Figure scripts
▼
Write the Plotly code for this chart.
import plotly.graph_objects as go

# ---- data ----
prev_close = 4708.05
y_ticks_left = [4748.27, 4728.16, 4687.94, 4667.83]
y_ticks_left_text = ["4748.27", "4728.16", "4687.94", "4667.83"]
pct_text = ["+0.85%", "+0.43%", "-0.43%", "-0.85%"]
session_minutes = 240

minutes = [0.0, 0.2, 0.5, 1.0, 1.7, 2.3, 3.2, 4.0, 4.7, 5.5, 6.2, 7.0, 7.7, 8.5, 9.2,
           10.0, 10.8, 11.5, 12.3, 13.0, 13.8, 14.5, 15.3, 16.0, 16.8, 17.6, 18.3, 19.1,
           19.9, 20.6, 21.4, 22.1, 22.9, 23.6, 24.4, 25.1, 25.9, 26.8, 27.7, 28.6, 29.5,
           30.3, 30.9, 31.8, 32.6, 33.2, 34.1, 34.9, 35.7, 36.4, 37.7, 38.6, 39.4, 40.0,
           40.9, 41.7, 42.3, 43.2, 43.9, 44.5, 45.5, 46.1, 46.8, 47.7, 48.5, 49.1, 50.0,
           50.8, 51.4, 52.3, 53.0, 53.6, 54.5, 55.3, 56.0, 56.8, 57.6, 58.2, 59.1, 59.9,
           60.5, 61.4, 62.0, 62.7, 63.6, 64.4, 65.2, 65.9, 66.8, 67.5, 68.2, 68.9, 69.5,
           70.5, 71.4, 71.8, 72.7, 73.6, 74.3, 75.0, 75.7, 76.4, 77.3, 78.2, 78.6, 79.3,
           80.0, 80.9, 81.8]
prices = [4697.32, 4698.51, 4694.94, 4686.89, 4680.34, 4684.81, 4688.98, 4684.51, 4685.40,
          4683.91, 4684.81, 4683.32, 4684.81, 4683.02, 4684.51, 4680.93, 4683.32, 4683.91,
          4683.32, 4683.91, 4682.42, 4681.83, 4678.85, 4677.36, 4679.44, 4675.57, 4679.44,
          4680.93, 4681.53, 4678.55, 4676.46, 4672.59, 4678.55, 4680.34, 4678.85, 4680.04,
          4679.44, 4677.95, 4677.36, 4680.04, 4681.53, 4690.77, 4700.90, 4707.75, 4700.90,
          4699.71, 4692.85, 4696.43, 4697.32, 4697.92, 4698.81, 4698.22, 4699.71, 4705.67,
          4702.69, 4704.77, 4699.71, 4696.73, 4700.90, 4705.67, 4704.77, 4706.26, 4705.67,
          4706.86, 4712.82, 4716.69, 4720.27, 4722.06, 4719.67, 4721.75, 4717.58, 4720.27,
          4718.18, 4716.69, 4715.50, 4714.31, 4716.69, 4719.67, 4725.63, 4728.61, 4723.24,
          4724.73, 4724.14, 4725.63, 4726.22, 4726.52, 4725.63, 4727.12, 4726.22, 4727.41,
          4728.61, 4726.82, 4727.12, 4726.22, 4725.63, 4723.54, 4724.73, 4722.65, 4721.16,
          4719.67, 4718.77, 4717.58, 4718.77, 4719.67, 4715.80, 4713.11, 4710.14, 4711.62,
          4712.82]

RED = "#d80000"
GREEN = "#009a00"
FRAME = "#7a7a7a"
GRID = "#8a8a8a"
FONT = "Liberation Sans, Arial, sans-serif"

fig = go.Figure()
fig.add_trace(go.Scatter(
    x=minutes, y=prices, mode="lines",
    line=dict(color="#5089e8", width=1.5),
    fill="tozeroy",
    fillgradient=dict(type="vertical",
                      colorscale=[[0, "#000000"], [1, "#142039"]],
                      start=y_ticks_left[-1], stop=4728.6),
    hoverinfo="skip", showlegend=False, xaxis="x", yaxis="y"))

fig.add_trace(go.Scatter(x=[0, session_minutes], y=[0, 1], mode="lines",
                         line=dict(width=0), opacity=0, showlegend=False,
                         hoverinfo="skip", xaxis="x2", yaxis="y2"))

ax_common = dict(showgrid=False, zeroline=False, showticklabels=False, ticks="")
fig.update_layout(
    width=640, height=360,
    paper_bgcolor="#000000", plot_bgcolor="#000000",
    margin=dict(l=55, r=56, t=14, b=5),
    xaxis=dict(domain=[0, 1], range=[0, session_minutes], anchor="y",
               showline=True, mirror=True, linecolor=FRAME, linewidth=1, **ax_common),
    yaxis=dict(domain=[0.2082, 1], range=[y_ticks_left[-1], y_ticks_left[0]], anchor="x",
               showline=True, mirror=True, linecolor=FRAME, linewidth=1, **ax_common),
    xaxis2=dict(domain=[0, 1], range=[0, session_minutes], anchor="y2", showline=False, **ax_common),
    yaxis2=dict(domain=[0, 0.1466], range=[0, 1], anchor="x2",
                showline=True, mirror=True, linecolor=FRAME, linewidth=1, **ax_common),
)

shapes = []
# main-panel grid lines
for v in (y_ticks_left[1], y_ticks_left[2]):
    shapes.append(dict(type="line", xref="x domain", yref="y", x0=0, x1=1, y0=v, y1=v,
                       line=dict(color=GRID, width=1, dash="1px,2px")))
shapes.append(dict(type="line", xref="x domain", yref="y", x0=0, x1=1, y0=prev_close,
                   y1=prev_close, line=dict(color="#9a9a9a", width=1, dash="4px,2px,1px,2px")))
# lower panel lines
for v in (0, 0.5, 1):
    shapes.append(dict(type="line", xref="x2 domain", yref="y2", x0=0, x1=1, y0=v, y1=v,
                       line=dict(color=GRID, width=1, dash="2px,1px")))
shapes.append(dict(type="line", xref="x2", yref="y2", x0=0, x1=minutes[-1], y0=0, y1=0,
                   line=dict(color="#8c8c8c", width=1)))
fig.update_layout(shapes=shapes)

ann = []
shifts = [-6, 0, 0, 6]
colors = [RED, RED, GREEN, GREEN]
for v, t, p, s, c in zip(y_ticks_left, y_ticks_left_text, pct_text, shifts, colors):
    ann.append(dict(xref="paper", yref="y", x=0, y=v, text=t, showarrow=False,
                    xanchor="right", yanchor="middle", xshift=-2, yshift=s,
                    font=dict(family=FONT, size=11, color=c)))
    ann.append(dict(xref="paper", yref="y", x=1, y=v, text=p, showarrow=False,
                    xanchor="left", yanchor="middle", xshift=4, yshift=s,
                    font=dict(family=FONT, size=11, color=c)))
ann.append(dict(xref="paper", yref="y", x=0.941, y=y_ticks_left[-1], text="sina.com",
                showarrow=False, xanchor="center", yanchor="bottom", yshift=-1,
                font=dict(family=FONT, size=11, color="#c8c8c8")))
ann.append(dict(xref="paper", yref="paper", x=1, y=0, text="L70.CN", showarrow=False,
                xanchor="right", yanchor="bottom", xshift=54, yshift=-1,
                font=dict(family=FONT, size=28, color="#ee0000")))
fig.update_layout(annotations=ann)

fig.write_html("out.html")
▲
▼
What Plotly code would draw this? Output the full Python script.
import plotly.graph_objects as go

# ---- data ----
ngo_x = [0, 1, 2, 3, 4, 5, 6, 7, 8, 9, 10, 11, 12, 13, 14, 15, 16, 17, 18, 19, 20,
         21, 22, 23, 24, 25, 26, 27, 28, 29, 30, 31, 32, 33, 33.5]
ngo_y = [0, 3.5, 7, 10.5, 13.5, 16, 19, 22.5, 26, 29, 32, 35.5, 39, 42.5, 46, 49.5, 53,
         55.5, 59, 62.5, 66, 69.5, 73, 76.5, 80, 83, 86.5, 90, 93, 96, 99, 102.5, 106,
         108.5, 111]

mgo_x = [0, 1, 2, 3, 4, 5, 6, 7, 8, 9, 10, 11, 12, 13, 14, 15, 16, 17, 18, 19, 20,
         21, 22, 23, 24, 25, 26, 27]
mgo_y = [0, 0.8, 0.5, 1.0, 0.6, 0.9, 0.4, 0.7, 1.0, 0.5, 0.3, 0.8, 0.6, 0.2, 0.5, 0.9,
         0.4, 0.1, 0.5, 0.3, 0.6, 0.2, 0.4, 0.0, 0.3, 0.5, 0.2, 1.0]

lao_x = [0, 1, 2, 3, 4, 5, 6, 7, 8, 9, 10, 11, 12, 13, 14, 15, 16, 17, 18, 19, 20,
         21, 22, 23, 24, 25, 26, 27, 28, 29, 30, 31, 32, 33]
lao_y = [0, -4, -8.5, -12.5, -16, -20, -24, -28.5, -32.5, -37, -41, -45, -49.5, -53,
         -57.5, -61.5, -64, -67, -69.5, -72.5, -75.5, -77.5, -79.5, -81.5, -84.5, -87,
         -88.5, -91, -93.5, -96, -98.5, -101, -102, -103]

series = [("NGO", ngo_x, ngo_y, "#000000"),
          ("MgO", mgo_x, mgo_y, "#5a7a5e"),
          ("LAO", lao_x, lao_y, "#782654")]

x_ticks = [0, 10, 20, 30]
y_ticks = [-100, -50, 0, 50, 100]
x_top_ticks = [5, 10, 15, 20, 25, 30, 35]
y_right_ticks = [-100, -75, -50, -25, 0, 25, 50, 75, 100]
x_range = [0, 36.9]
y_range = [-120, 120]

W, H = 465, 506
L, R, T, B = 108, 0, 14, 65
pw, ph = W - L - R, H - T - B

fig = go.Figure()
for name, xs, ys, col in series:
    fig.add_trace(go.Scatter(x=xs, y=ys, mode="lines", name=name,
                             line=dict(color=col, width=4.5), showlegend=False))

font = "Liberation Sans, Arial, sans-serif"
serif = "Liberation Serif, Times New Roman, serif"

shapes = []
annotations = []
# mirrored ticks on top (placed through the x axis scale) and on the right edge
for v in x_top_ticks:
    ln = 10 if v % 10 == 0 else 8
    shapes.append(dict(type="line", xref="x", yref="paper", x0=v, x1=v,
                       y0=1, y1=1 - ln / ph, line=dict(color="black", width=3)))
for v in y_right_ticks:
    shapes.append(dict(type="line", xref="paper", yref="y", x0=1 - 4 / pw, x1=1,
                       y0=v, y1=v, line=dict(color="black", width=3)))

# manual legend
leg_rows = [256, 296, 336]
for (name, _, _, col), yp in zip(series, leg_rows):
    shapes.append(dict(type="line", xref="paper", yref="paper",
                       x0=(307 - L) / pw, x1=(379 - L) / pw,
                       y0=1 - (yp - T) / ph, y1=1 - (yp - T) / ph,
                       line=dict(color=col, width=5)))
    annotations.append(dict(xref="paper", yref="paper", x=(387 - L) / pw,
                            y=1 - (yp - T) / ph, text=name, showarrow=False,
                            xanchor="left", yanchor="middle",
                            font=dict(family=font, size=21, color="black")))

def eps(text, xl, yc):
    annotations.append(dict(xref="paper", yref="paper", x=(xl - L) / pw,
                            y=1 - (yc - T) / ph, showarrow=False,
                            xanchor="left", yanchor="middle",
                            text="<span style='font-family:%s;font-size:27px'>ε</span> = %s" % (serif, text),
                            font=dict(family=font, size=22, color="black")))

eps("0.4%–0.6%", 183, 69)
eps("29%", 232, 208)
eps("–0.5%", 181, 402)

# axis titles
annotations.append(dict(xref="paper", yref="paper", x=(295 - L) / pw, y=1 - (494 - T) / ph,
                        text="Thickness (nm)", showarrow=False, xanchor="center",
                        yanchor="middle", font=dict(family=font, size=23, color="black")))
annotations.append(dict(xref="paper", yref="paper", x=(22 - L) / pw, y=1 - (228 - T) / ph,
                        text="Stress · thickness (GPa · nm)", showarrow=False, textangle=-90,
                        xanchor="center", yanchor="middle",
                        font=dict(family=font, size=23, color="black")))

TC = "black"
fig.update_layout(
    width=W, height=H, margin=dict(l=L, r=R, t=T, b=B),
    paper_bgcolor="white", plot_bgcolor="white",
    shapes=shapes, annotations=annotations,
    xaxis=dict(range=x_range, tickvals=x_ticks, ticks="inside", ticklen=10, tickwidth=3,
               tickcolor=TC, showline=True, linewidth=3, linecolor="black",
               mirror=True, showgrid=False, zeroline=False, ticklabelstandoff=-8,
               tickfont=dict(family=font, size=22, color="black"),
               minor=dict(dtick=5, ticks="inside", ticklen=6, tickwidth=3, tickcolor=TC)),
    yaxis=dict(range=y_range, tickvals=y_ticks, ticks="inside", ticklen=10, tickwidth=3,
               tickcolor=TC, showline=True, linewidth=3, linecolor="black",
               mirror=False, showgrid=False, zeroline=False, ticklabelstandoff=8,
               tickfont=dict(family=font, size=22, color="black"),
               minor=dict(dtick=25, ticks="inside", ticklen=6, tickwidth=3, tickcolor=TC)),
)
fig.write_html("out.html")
▲
## Task directions
Where a line in the material contains "code", copy that line.

## The answer
Write the Plotly code for this chart.
What Plotly code would draw this? Output the full Python script.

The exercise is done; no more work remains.